Barrett Ames (b.c.1795)
Cotton Broker, of New York City & Craigville, Orange Co., N.Y.
He is mentioned in Old Merchants of New York City (1862) as, "the great cotton merchant... an enormous cotton shipper to all parts of Europe, as also to the North. He retired many years since from his extensive cotton operations in Mobile, came North, and now lives at Craigsville, up back of Newburgh, where he owns a large cotton manufactory". His wife, Mary, was the daughter of U.S. Congressman Hector Craig who founded Craigsville. Their daughter, Sarah, married Irving Van Wart, nephew of the author Washington Irving (described as Barrett's "longtime friend") and parents of the sculptor Ames Van Wart. One of Washington Irving's last trips from Sunnyside was to the Ames house at Craigville where Barrett lived with his daughter and son-in-law (Van Wart).
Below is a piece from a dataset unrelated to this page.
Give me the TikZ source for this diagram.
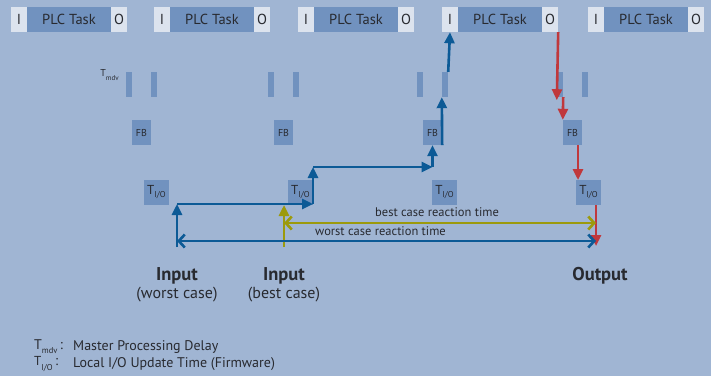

The journey to the Ames house from Sunnyside then (1859) entailed, "riding about twenty miles north along the east bank of the Hudson River to Fishkill, crossing the river, riding about fifteen miles southwesterly from Newburgh, opposite Fishkill, and finally riding (or in this instance, walking) from Craigville to the Ames estate." Barrett's son, Hector Craig Ames, was one of Washington Irving's attachés at the embassy in Madrid.